In order to write a successful essay, you must organize your thoughts. By taking what’s already in your head and putting it to paper, you are able to see connections and links between ideas more clearly. This structure serves as a foundation for your paper. Use either an outline or a diagram to jot down your ideas and organize them.

To create a diagram, write your topic in the middle of your page. Draw three to five lines branching off from this topic and write down your main ideas at the ends of these lines. Draw more lines off these main ideas and include any thoughts you may have on these ideas.

If you prefer to create an outline, write your topic at the top of the page. From there, begin to list your main ideas, leaving space under each one. In this space, make sure to list other smaller ideas that relate to each main idea. Doing this will allow you to see connections and will help you to write a more organized essay.

3. Write your thesis statement.

Now that you have chosen a topic and sorted your ideas into relevant categories, you must create a thesis statement. Your thesis statement tells the reader the point of your essay. Look at your outline or diagram. What are the main ideas?

Your thesis statement will have two parts. The first part states the topic, and the second part states the point of the essay. For instance, if you were writing about Bill Clinton and his impact on the United States, an appropriate thesis statement would be, “Bill Clinton has impacted the future of our country through his two consecutive terms as United States President.”

Another example of a thesis statement is this one for the “Winning Characteristics” Scholarship essay: “During my high school career, I have exhibited several of the “Winning Characteristics,” including Communication Skills, Leadership Skills and Organization Skills, through my involvement in Student Government, National Honor Society, and a part-time job at Macy’s Department Store.”

4. Write the body.

The body of your essay argues, explains or describes your topic. Each main idea that you wrote in your diagram or outline will become a separate section within the body of your essay.

Each body paragraph will have the same basic structure. Begin by writing one of your main ideas as the introductory sentence. Next, write each of your supporting ideas in sentence format, but leave three or four lines in between each point to come back and give detailed examples to back up your position. Fill in these spaces with relative information that will help link smaller ideas together.

5. Write the introduction.

Now that you have developed your thesis and the overall body of your essay, you must write an introduction. The introduction should attract the reader’s attention and show the focus of your essay.

Begin with an attention grabber. You can use shocking information, dialogue, a story, a quote, or a simple summary of your topic. Whichever angle you choose, make sure that it ties in with your thesis statement, which will be included as the last sentence of your introduction.

6. Write the conclusion.

The conclusion brings closure of the topic and sums up your overall ideas while providing a final perspective on your topic. Your conclusion should consist of three to five strong sentences. Simply review your main points and provide reinforcement of your thesis.

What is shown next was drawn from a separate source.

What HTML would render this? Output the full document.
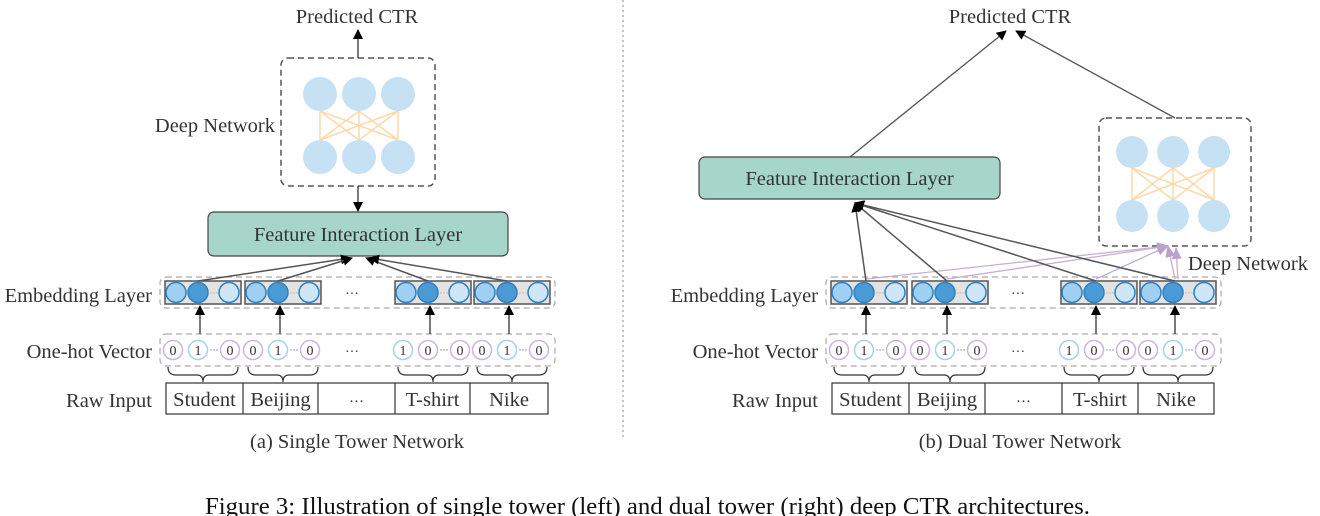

7. Add the finishing touches.

After writing your conclusion, you might think that you have completed your essay. Wrong. Before you consider this a finished work, you must pay attention to all the small details.

Check the order of your paragraphs. Your strongest points should be the first and last paragraphs within the body, with the others falling in the middle. Also, make sure that your paragraph order makes sense. If your essay is describing a process, such as how to make a great chocolate cake, make sure that your paragraphs fall in the correct order.

Review the instructions for your essay, if applicable. Many teachers and scholarship forms follow different formats, and you must double check instructions to ensure that your essay is in the desired format.

Finally, review what you have written. Reread your paper and check to see if it makes sense. Make sure that sentence flow is smooth and add phrases to help connect thoughts or ideas. Check your essay for grammar and spelling mistakes.

Congratulations! You have just written a great essay.